Another aspect of this series that also drew my attention was the extent to which the protagonist’s parents were involved in the plot. A common trend I often see in young adult literature is the lack of a consistently present parental figure, or the presence of one who is problematic. While these kinds of relationships certainly exist in real life, they are not a reflection of every real world family. It was refreshing to see that even though Alyssa’s relationship with her parents, especially her mom, does become strained at times, her parents consistently support her and do what they can to be around her and keep her safe.

As for Alyssa, I thoroughly enjoyed reading this series from her perspective. She’s fun and quirky and, like any good character, has her own flaws and shortcomings that she works through on her journey into adulthood. She develops strength and confidence as she matures, and along the way she learns to balance other people’s expectations with her own expectations for herself.

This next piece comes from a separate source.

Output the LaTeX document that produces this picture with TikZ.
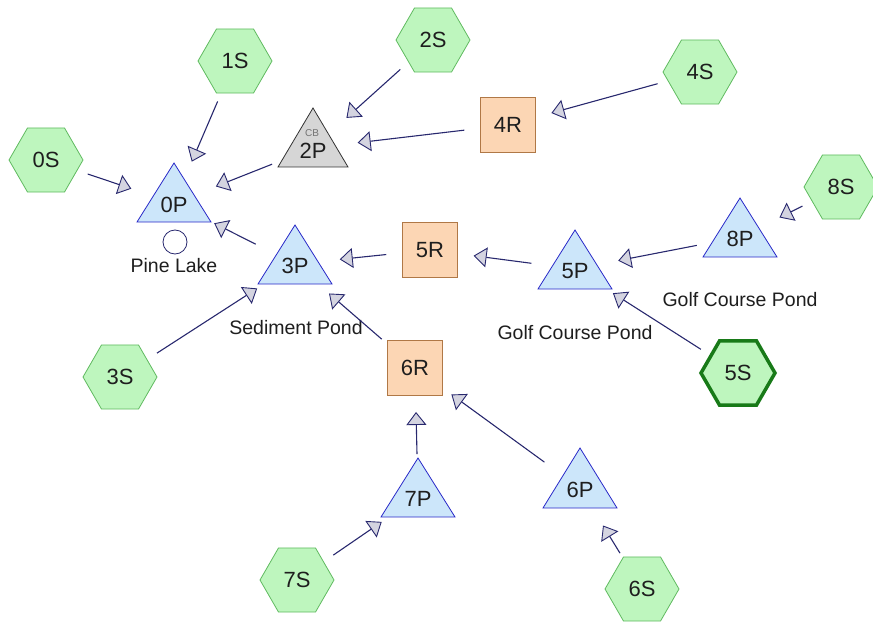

Now I know what you may be thinking. What about the romance? Are there any good looking love interests to swoon over? Yes, there are romances. And yes, they are very swoon worthy- I literally had to stop reading several times to either a) stop blushing, or b) put a hand over my heart and sigh dramatically. I kid you not. In case you were wondering, there is a strong presence of a love triangle, but that wasn’t a problem to me. It certainly didn’t detract from the story. Actually, I would argue that it made the story better because Morpheus and Jeb (the two love interests) are like incarnates of Wonderland and the human world, so they represent everything that those two worlds have to offer.

Oh, and you know this guy?

Well, he’s the character that Morpheus is supposed to be based off of, but he gets a MAJOR upgrade in Splintered. Oh, Morpheus. I could write an entire post on why his name has been added to my “Favorite Male Characters of All Time” list. He’s a tricky, manipulative, self-serving word master with a penchant for eccentric fashion and flashy moth-covered hats, and yet I could not help but fall in love with his wicked ways. But seriously, the guy’s got a hat for literally every occasion. Seduction Hat? Check. Insurrection Hat? Check again.

Before I end my post, I’d like to take a moment to do something I don’t normally do. I’d like to thank A.G Howard for writing this beautiful series. Before reading it, I had been stuck in the biggest reading slump of my life. College had hacked away at my will to read, and, in a fit of desperation, I almost gave up on something that I consider to be my passion. This series changed that. It made me fall in love with reading all over again, and I will be forever grateful for that.

Take the time to fall into this series just like Alice fell down the rabbit hole. I promise you that it’s worth it.